I'm sorry to say it only gets much much harder once your in pharmacy school. Yes organic is hard, my second semester I wouldn't have passed it without the huge curves for the whole class. But once your in pharmacy school there are several classes just as hard, but now instead of having just the one very hard class of organic plus many easy classes like patho and psych you know have one to two very hard classes plus several hard classes and only one or two easy classes for a total of 7 to 8 courses. It's possible but don't expect much free time and to have straight A's you either pretty much must spend every waking moment studying or be a genius. Too many people have came into pharmacy so used to getting all A's or maybe and an occasional B and strugle to pass. But the good thing is pharmacy schools want to keep you in the school to keep a good retention rate. They'll make it hard and maybe even flunk many people into summer school but they pretty much make sure that through out the four years no more than one or two people fail out and those people are almost always people who put who don't really put effort into studying. So I think if you get in you will strugle and strugle a lot but you'll more than likely make it through unless drop.

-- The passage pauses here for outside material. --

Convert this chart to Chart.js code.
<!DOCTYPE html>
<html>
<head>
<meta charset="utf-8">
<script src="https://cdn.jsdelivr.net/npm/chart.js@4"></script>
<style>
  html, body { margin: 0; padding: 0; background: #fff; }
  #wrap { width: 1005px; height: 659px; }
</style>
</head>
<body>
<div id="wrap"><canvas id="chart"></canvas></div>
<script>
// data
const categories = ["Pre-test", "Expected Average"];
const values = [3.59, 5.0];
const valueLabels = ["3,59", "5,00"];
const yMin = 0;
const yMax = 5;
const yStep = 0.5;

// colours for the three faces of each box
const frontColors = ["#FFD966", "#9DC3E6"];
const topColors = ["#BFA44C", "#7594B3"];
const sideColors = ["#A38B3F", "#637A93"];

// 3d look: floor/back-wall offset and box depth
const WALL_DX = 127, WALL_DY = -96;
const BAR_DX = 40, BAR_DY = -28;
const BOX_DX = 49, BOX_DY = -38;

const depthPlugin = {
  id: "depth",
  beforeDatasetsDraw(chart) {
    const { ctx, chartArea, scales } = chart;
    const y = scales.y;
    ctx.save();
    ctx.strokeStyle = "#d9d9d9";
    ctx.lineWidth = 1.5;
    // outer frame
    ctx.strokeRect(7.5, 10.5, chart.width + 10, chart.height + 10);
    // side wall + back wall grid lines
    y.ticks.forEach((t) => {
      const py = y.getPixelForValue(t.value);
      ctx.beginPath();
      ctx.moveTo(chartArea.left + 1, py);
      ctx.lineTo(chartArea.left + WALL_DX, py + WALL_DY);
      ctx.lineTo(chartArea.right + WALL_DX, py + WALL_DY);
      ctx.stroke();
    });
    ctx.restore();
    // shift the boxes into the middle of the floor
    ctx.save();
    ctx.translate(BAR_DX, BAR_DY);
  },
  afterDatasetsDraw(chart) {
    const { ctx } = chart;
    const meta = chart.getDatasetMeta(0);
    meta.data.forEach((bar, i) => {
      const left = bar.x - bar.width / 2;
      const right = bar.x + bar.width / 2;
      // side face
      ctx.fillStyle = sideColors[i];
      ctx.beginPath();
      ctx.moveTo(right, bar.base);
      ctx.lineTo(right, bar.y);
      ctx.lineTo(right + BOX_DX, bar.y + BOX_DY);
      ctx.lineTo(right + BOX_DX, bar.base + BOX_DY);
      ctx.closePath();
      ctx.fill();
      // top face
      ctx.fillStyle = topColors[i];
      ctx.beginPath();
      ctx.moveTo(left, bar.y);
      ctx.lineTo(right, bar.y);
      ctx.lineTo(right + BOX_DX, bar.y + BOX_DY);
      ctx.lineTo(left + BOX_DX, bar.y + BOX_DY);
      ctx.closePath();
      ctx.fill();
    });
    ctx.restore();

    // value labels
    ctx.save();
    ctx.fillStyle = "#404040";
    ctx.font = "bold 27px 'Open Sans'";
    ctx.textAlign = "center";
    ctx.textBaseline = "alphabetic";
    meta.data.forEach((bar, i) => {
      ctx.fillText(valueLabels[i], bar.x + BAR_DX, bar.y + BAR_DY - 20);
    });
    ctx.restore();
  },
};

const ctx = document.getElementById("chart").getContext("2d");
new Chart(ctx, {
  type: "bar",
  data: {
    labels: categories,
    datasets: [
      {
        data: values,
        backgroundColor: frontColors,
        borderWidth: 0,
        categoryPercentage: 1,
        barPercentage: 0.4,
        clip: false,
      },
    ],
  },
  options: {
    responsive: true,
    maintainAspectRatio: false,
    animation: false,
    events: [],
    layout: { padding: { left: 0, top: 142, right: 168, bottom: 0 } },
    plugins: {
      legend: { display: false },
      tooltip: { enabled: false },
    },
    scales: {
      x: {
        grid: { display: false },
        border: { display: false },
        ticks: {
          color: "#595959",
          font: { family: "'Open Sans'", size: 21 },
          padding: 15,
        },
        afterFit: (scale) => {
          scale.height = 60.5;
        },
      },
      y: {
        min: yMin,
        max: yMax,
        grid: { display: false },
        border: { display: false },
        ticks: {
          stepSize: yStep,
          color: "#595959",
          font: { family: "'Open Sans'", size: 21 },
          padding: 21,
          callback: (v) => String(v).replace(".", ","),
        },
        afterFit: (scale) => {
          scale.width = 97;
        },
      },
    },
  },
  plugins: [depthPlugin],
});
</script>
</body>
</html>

Unfortunately the salary for pharmacists may be dropping soon possibly. Some of this years graduates are finding it hard to find jobs. Many chain pharmacies have cut out sign on bonuses in many areas especially cities, and many of the chains are also begining to hire only graduates that have been long term inters in their chains in many areas. The market's begining to saturate which gives the company more ability to lower wages in the future.


----------



## Neptunus (Oct 29, 2007)

Wow, congrats on making it through pharmacy school! I must admit, I'm kind of surprised they offer organic chem towards the end. I took it in undergrad and struggled with it as well, in particular, the lab. Don't beat yourself up too much -- it is a very challenging subject. Does your school offer tutors? If not, then perhaps you should consider hiring a private one. There are always eager students willing to make a few extra bucks on the side.


----------



## SApharmstudent (Jul 7, 2010)

Hey, I'm going to start pharm school this Fall. Any current pharm students/pharmacists tell me about their experience? Any suggestions? How did SA affect your studies, work, and social interaction? Any advice would be appreciated. I have SA, but I'm ready to tackle pharm school and make a bigger effort to opening up and meeting people.


----------